• **Short exercise**
Read the listing below and copy out every line that holds "matplotlib".

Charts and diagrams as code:
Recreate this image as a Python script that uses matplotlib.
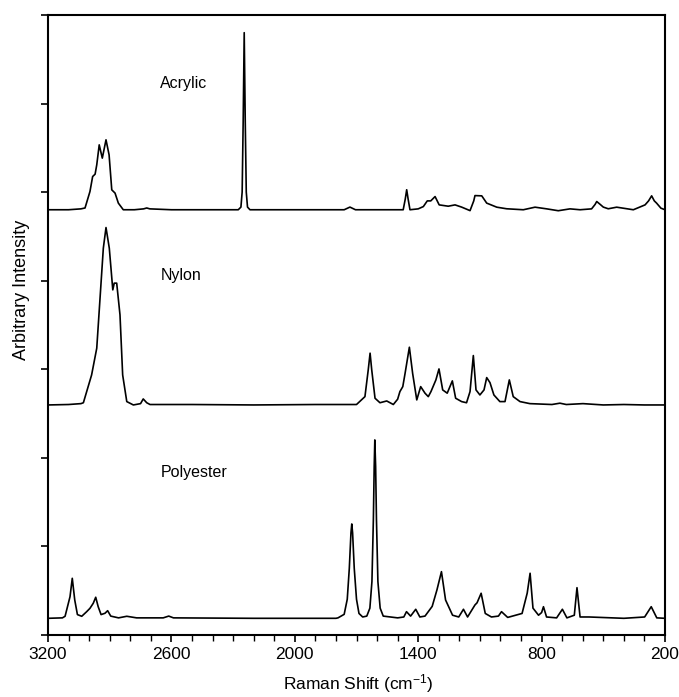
import matplotlib
matplotlib.use("Agg")
import matplotlib.pyplot as plt
from matplotlib.ticker import NullFormatter

plt.rcParams['font.family'] = ['Liberation Sans', 'DejaVu Sans']
plt.rcParams['mathtext.fontset'] = 'custom'
plt.rcParams['mathtext.rm'] = 'Liberation Sans'
plt.rcParams['mathtext.default'] = 'regular'

# traced spectra (Raman shift in cm-1, arbitrary intensity incl. vertical offset)
acrylic_x = [3200, 3100, 3040, 3020, 2996, 2983, 2971, 2963, 2951, 2936, 2918, 2903, 2890,
             2874, 2858, 2834, 2780, 2735, 2720, 2705, 2600, 2400, 2275, 2262, 2256, 2251,
             2246, 2241, 2236, 2230, 2218, 2100, 1760, 1732, 1705, 1500, 1473, 1463, 1456,
             1449, 1440, 1400, 1375, 1356, 1339, 1318, 1298, 1254, 1221, 1189, 1148, 1130,
             1124, 1091, 1067, 1018, 970, 889, 832, 775, 719, 662, 613, 557, 540, 532, 515,
             500, 476, 435, 354, 297, 280, 265, 252, 241, 220, 200]
acrylic_y = [4.80, 4.80, 4.81, 4.82, 5.006, 5.175, 5.202, 5.307, 5.533, 5.383, 5.590, 5.420,
             5.025, 4.988, 4.875, 4.80, 4.80, 4.81, 4.82, 4.81, 4.80, 4.80, 4.80, 4.83, 5.0,
             5.8, 6.80, 5.8, 5.0, 4.83, 4.80, 4.80, 4.80, 4.83, 4.80, 4.80, 4.80, 4.92, 5.026,
             4.92, 4.80, 4.81, 4.836, 4.90, 4.90, 4.949, 4.855, 4.84, 4.855, 4.83, 4.79, 4.90,
             4.96, 4.957, 4.875, 4.829, 4.811, 4.80, 4.829, 4.81, 4.789, 4.81, 4.80, 4.81, 4.86,
             4.893, 4.86, 4.83, 4.811, 4.829, 4.80, 4.855, 4.90, 4.957, 4.90, 4.875, 4.818, 4.80]

nylon_x = [3200, 3100, 3040, 3028, 2988, 2963, 2947, 2931, 2918, 2902, 2885, 2878, 2866,
           2850, 2837, 2817, 2785, 2750, 2737, 2720, 2704, 2500, 2200, 1900, 1700, 1659, 1643,
           1634, 1626, 1610, 1586, 1553, 1521, 1500, 1489, 1475, 1464, 1443, 1427, 1407, 1388,
           1367, 1351, 1338, 1314, 1299, 1281, 1259, 1234, 1218, 1189, 1165, 1148, 1132,
           1119, 1100, 1080, 1067, 1051, 1032, 1003, 978, 957, 938, 905, 857, 750, 711, 680,
           599, 500, 400, 300, 200]
nylon_y = [2.595, 2.60, 2.61, 2.62, 2.934, 3.236, 3.801, 4.366, 4.599, 4.366, 3.895, 3.971,
           3.971, 3.613, 2.934, 2.633, 2.595, 2.61, 2.663, 2.62, 2.60, 2.60, 2.595, 2.60,
           2.60, 2.689, 2.991, 3.180, 2.991, 2.671, 2.62, 2.64, 2.60, 2.66, 2.746, 2.802,
           2.95, 3.247, 2.95, 2.652, 2.802, 2.728, 2.689, 2.746, 2.878, 3.002, 2.765, 2.728,
           2.867, 2.671, 2.633, 2.62, 2.746, 3.153, 2.765, 2.708, 2.765, 2.904, 2.847, 2.708,
           2.633, 2.633, 2.878, 2.689, 2.633, 2.61, 2.60, 2.615, 2.60, 2.61, 2.595, 2.60,
           2.595, 2.595]

polyester_x = [3200, 3130, 3117, 3093, 3082, 3070, 3057, 3036, 3012, 2996, 2980, 2968, 2956,
               2942, 2923, 2910, 2895, 2857, 2817, 2769, 2640, 2613, 2590, 2200, 1800, 1790,
               1760, 1745, 1735, 1727, 1723, 1719, 1711, 1700, 1688, 1670, 1650, 1635, 1625,
               1618, 1614, 1611, 1607, 1603, 1596, 1585, 1570, 1500, 1470, 1457, 1437, 1412,
               1392, 1367, 1332, 1309, 1287, 1267, 1233, 1203, 1180, 1160, 1124, 1114, 1094,
               1074, 1044, 1010, 995, 965, 895, 870, 856, 842, 815, 800, 791, 776, 727, 699,
               677, 641, 628, 613, 569, 400, 299, 267, 240, 200]
polyester_y = [0.185, 0.19, 0.208, 0.429, 0.637, 0.392, 0.227, 0.208, 0.260, 0.298, 0.355,
               0.423, 0.316, 0.227, 0.242, 0.271, 0.21, 0.19, 0.208, 0.19, 0.19, 0.21, 0.19,
               0.185, 0.185, 0.19, 0.23, 0.40, 0.75, 1.15, 1.251, 1.15, 0.75, 0.40, 0.24, 0.20,
               0.21, 0.30, 0.60, 1.30, 1.90, 2.20, 1.90, 1.30, 0.60, 0.30, 0.21, 0.19, 0.20,
               0.26, 0.21, 0.287, 0.20, 0.21, 0.32, 0.505, 0.712, 0.392, 0.22, 0.20, 0.287,
               0.20, 0.336, 0.36, 0.468, 0.24, 0.20, 0.21, 0.26, 0.195, 0.24, 0.47, 0.694, 0.30,
               0.22, 0.25, 0.316, 0.20, 0.19, 0.287, 0.19, 0.22, 0.531, 0.20, 0.20, 0.185, 0.20,
               0.316, 0.19, 0.185]

labels = ["Acrylic", "Nylon", "Polyester"]
label_pos = [(2655, 6.23), (2651, 4.06), (2651, 1.83)]

major_x = [3200, 2600, 2000, 1400, 800, 200]
minor_x = list(range(3100, 200, -100))

fig = plt.figure(figsize=(6.79, 6.97), dpi=100)
ax = fig.add_axes([0.0707, 0.0894, 0.9087, 0.8891])

for xs, ys in [(acrylic_x, acrylic_y), (nylon_x, nylon_y), (polyester_x, polyester_y)]:
    ax.plot(xs, ys, color='black', lw=1.2)

for name, (tx, ty) in zip(labels, label_pos):
    ax.text(tx, ty, name, fontsize=11.5, ha='left', va='center')

ax.set_xlim(3200, 200)
ax.set_ylim(0, 7)
ax.set_xticks(major_x)
ax.set_xticks(minor_x, minor=True)
ax.set_yticks(range(0, 8))
ax.yaxis.set_major_formatter(NullFormatter())
ax.tick_params(axis='both', which='major', direction='out', length=5, width=1.2,
               labelsize=12.5, pad=4)
ax.tick_params(axis='x', which='minor', direction='out', length=4, width=1.0)
for s in ax.spines.values():
    s.set_linewidth(1.5)

fig.text(358 / 679, 1 - 684 / 697, "Raman Shift (cm$^{-1}$)", fontsize=12.5,
         ha='center', va='center')
fig.text(22 / 679, 1 - 290 / 697, "Arbitrary Intensity", fontsize=13,
         ha='center', va='center', rotation=90)

fig.savefig("out.png", dpi=100)
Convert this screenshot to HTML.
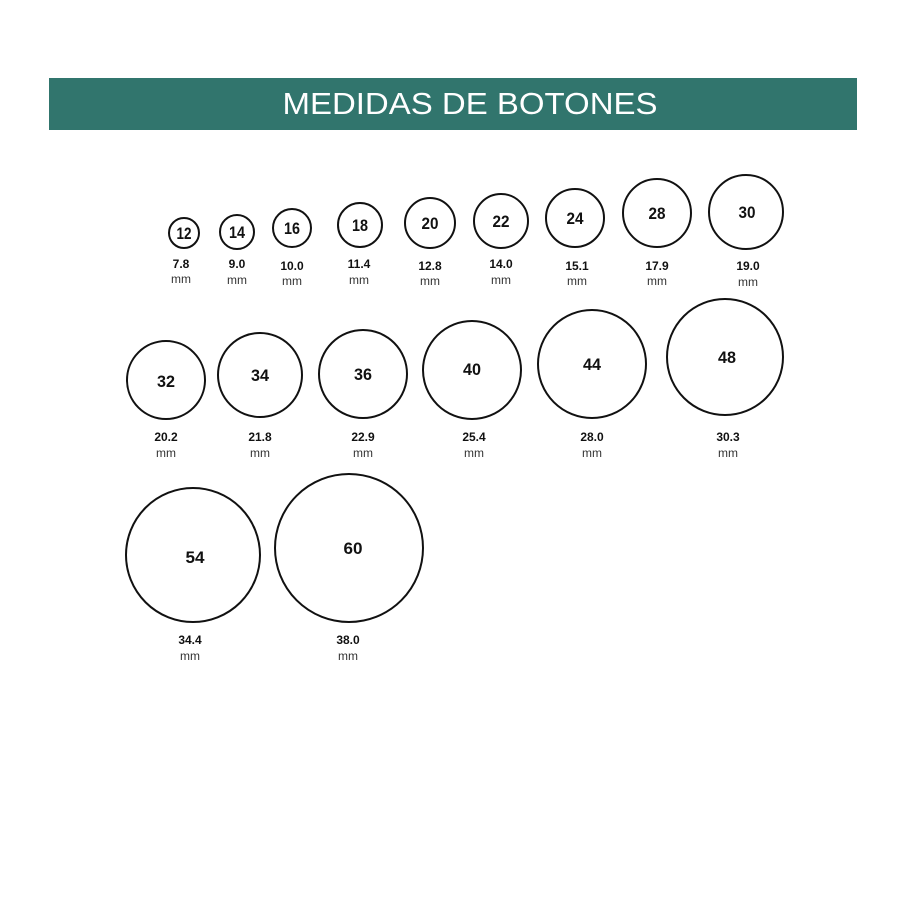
<!DOCTYPE html>
<html><head><meta charset="utf-8"><style>
html,body{margin:0;padding:0;background:#fff;}
svg{display:block;}
.n{font-family:"Liberation Sans",sans-serif;font-weight:bold;font-size:17px;fill:#111;text-anchor:middle;}
.v{font-family:"Liberation Sans",sans-serif;font-weight:bold;font-size:12px;fill:#111;text-anchor:middle;}
.m{font-family:"Liberation Sans",sans-serif;font-size:12px;fill:#333;text-anchor:middle;}
circle{fill:none;stroke:#111;stroke-width:2;}
</style></head><body>
<svg width="900" height="900" viewBox="0 0 900 900" xmlns="http://www.w3.org/2000/svg">
<rect x="49" y="78" width="808" height="52" fill="#31756d"/>
<text x="470" y="114" text-anchor="middle" font-family="Liberation Sans,sans-serif" font-size="31" fill="#fff" textLength="375" lengthAdjust="spacingAndGlyphs">MEDIDAS DE BOTONES</text>

<g>
<circle cx="184" cy="233" r="15"/><text class="n" x="184" y="239" textLength="15" lengthAdjust="spacingAndGlyphs">12</text><text class="v" x="181" y="268">7.8</text><text class="m" x="181" y="283">mm</text>
<circle cx="237" cy="232" r="17"/><text class="n" x="237" y="238" textLength="16" lengthAdjust="spacingAndGlyphs">14</text><text class="v" x="237" y="268">9.0</text><text class="m" x="237" y="284">mm</text>
<circle cx="292" cy="228" r="19"/><text class="n" x="292" y="234" textLength="16" lengthAdjust="spacingAndGlyphs">16</text><text class="v" x="292" y="270">10.0</text><text class="m" x="292" y="285">mm</text>
<circle cx="360" cy="225" r="22"/><text class="n" x="360" y="231" textLength="16" lengthAdjust="spacingAndGlyphs">18</text><text class="v" x="359" y="268">11.4</text><text class="m" x="359" y="284">mm</text>
<circle cx="430" cy="223" r="25"/><text class="n" x="430" y="229" textLength="17" lengthAdjust="spacingAndGlyphs">20</text><text class="v" x="430" y="270">12.8</text><text class="m" x="430" y="285">mm</text>
<circle cx="501" cy="221" r="27"/><text class="n" x="501" y="227" textLength="17" lengthAdjust="spacingAndGlyphs">22</text><text class="v" x="501" y="268">14.0</text><text class="m" x="501" y="284">mm</text>
<circle cx="575" cy="218" r="29"/><text class="n" x="575" y="224" textLength="17" lengthAdjust="spacingAndGlyphs">24</text><text class="v" x="577" y="270">15.1</text><text class="m" x="577" y="285">mm</text>
<circle cx="657" cy="213" r="34"/><text class="n" x="657" y="219" textLength="17" lengthAdjust="spacingAndGlyphs">28</text><text class="v" x="657" y="270">17.9</text><text class="m" x="657" y="285">mm</text>
<circle cx="746" cy="212" r="37"/><text class="n" x="747" y="218" textLength="17" lengthAdjust="spacingAndGlyphs">30</text><text class="v" x="748" y="270">19.0</text><text class="m" x="748" y="286">mm</text>

<circle cx="166" cy="380" r="39"/><text class="n" x="166" y="387" textLength="18" lengthAdjust="spacingAndGlyphs">32</text><text class="v" x="166" y="441">20.2</text><text class="m" x="166" y="457">mm</text>
<circle cx="260" cy="375" r="42"/><text class="n" x="260" y="381" textLength="18" lengthAdjust="spacingAndGlyphs">34</text><text class="v" x="260" y="441">21.8</text><text class="m" x="260" y="457">mm</text>
<circle cx="363" cy="374" r="44"/><text class="n" x="363" y="380" textLength="18" lengthAdjust="spacingAndGlyphs">36</text><text class="v" x="363" y="441">22.9</text><text class="m" x="363" y="457">mm</text>
<circle cx="472" cy="370" r="49"/><text class="n" x="472" y="375" textLength="18" lengthAdjust="spacingAndGlyphs">40</text><text class="v" x="474" y="441">25.4</text><text class="m" x="474" y="457">mm</text>
<circle cx="592" cy="364" r="54"/><text class="n" x="592" y="370" textLength="18" lengthAdjust="spacingAndGlyphs">44</text><text class="v" x="592" y="441">28.0</text><text class="m" x="592" y="457">mm</text>
<circle cx="725" cy="357" r="58"/><text class="n" x="727" y="363" textLength="18" lengthAdjust="spacingAndGlyphs">48</text><text class="v" x="728" y="441">30.3</text><text class="m" x="728" y="457">mm</text>

<circle cx="193" cy="555" r="67"/><text class="n" x="195" y="563" textLength="19" lengthAdjust="spacingAndGlyphs">54</text><text class="v" x="190" y="644">34.4</text><text class="m" x="190" y="660">mm</text>
<circle cx="349" cy="548" r="74"/><text class="n" x="353" y="554" textLength="19" lengthAdjust="spacingAndGlyphs">60</text><text class="v" x="348" y="644">38.0</text><text class="m" x="348" y="660">mm</text>
</g>
</svg>
</body></html>
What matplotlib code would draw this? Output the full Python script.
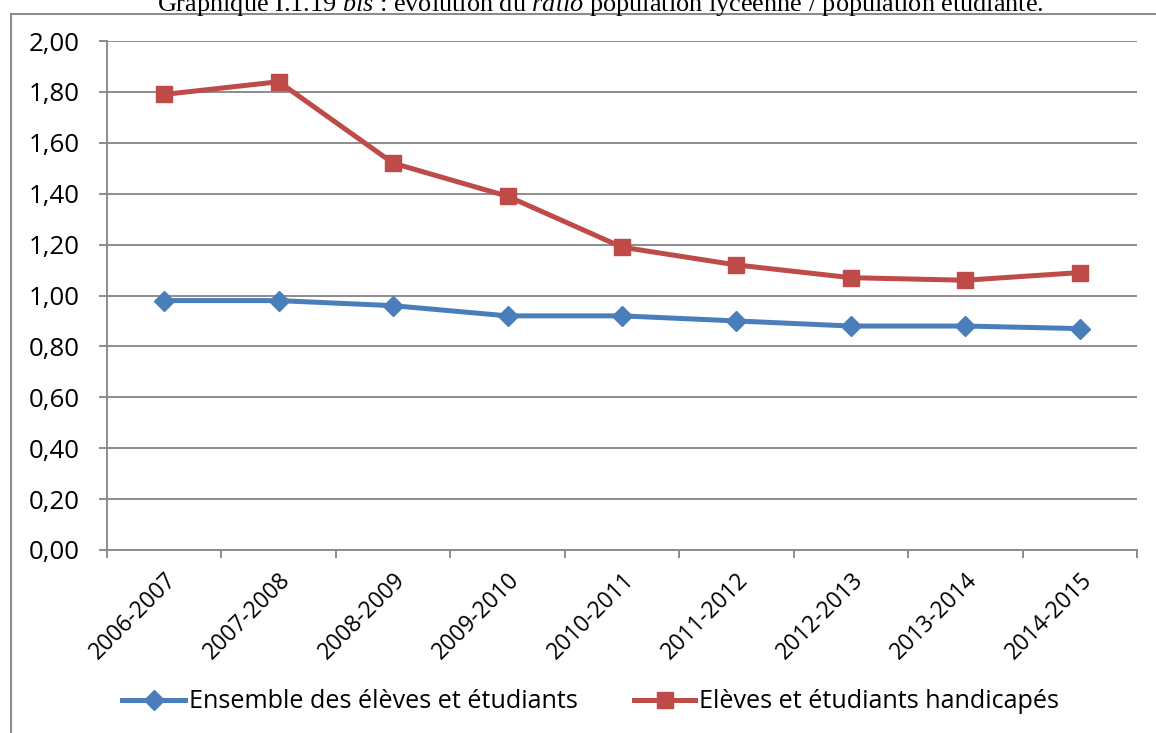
import matplotlib
matplotlib.use("Agg")
import matplotlib.pyplot as plt
from matplotlib.lines import Line2D

categories = ["2006-2007", "2007-2008", "2008-2009", "2009-2010", "2010-2011",
              "2011-2012", "2012-2013", "2013-2014", "2014-2015"]
ensemble = [0.98, 0.98, 0.96, 0.92, 0.92, 0.90, 0.88, 0.88, 0.87]
handicapes = [1.79, 1.84, 1.52, 1.39, 1.19, 1.12, 1.07, 1.06, 1.09]
yticks = [0.0, 0.2, 0.4, 0.6, 0.8, 1.0, 1.2, 1.4, 1.6, 1.8, 2.0]
series_labels = ["Ensemble des élèves et étudiants", "Elèves et étudiants handicapés"]
title = r"Graphique I.1.19 $\it{bis}$ : évolution du $\it{ratio}$ population lycéenne / population étudiante."

plt.rcParams['mathtext.fontset'] = 'custom'
plt.rcParams['mathtext.rm'] = 'Liberation Serif'
plt.rcParams['mathtext.it'] = 'Liberation Serif:italic'

W, H = 1156, 733
fig = plt.figure(figsize=(W / 100, H / 100), dpi=100)
fig.patch.set_facecolor("white")
renderer = fig.canvas.get_renderer()
SANS = "Open Sans"


def fit_size(s, family, target_px, base=20.0):
    t = fig.text(0, 0, s, fontsize=base, family=family)
    w = t.get_window_extent(renderer).width
    t.remove()
    return base * target_px / w


# outer chart frame (only left and top visible)
fig.add_artist(Line2D([11 / W, 11 / W], [0, 1 - 14 / H], transform=fig.transFigure,
                      color="#8c8c8c", lw=1.5))
fig.add_artist(Line2D([11 / W, 1], [1 - 14 / H, 1 - 14 / H], transform=fig.transFigure,
                      color="#8c8c8c", lw=1.5))

# title (partially cut at top)
tsize = fit_size(title, "Liberation Serif", 885)
fig.text(600 / W, 1 - 11 / H, title, ha="center", va="baseline", fontsize=tsize,
         family="Liberation Serif", color="black")

left, right = 107 / W, 1137 / W
bottom, top = 1 - 550 / H, 1 - 41 / H
ax = fig.add_axes([left, bottom, right - left, top - bottom])

x = list(range(len(categories)))
blue = "#4A7EBB"
red = "#BE4B48"
ax.plot(x, ensemble, color=blue, lw=3.6, marker="D", markersize=10.5,
        markeredgecolor=blue, label=series_labels[0], zorder=3)
ax.plot(x, handicapes, color=red, lw=3.6, marker="s", markersize=11.5,
        markeredgecolor=red, label=series_labels[1], zorder=3)

ax.set_xlim(-0.5, len(categories) - 0.5)
ax.set_ylim(0, 2.0)
ax.set_yticks(yticks)
ysize = fit_size("2,00", SANS, 51)
ax.set_yticklabels([f"{v:.2f}".replace(".", ",") for v in yticks],
                   fontsize=ysize, family=SANS)
ax.yaxis.grid(True, color="#8c8c8c", lw=1.4)
ax.set_axisbelow(True)

ax.set_xticks(x)
xsize = fit_size("2006-2007", SANS, 112)
ax.set_xticklabels(categories, rotation=45, ha="right", rotation_mode="anchor",
                   fontsize=xsize, family=SANS)
ax.tick_params(axis="x", length=0, pad=13)
ax.set_xticks([i - 0.5 for i in range(len(categories) + 1)], minor=True)
ax.tick_params(axis="x", which="minor", length=6, color="#8c8c8c", width=1.4)
ax.tick_params(axis="y", length=6, color="#8c8c8c", width=1.4, pad=13.5)

for s in ["top", "right"]:
    ax.spines[s].set_visible(False)
for s in ["left", "bottom"]:
    ax.spines[s].set_color("#8c8c8c")
    ax.spines[s].set_linewidth(1.4)

# legend: two entries placed where the reference shows them
lsize = fit_size(series_labels[0], SANS, 387)
lpx = lsize * 100 / 72.0
handles, labels = ax.get_legend_handles_labels()
starts = [122, 634]
hlens = [63, 61]
for h, lab, x0, hl in zip(handles, labels, starts, hlens):
    lg = fig.legend([h], [lab], loc="center left", bbox_to_anchor=(x0 / W, 1 - 702 / H),
                    frameon=False, borderpad=0, borderaxespad=0,
                    handlelength=hl / lpx, handletextpad=4 / lpx,
                    prop={"family": SANS, "size": lsize})

fig.savefig("out.png", dpi=100, facecolor="white")
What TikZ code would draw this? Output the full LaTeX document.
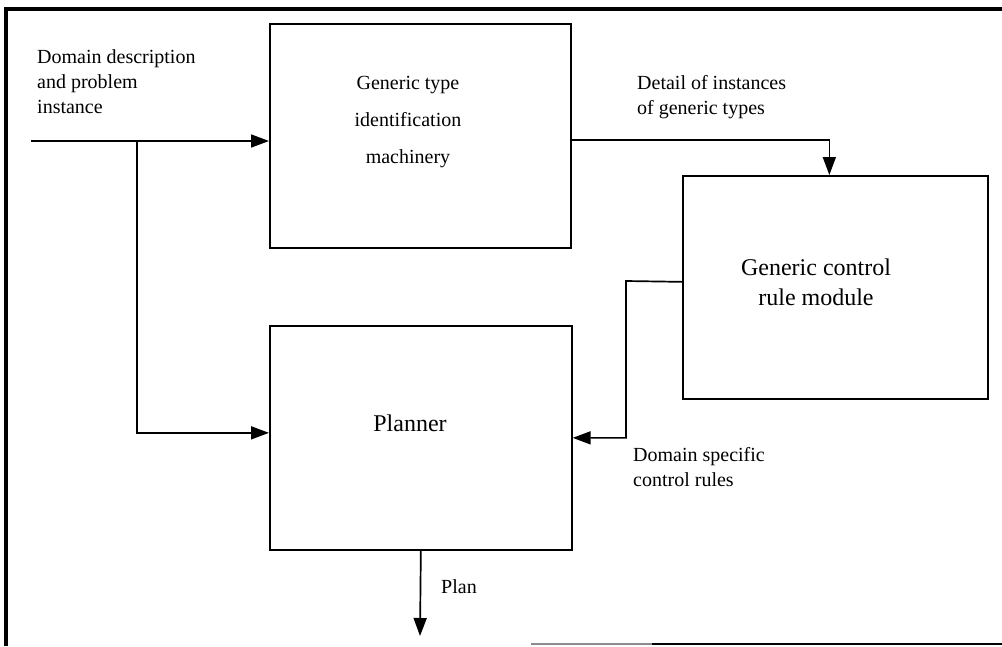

• **Output for this task**
Recreate this image as a Python script that uses matplotlib.
import matplotlib
matplotlib.use("Agg")
import matplotlib.pyplot as plt
from matplotlib.ticker import NullFormatter
What matplotlib code would draw this? Output the full Python script.
import matplotlib
matplotlib.use("Agg")
import matplotlib.pyplot as plt
from matplotlib.lines import Line2D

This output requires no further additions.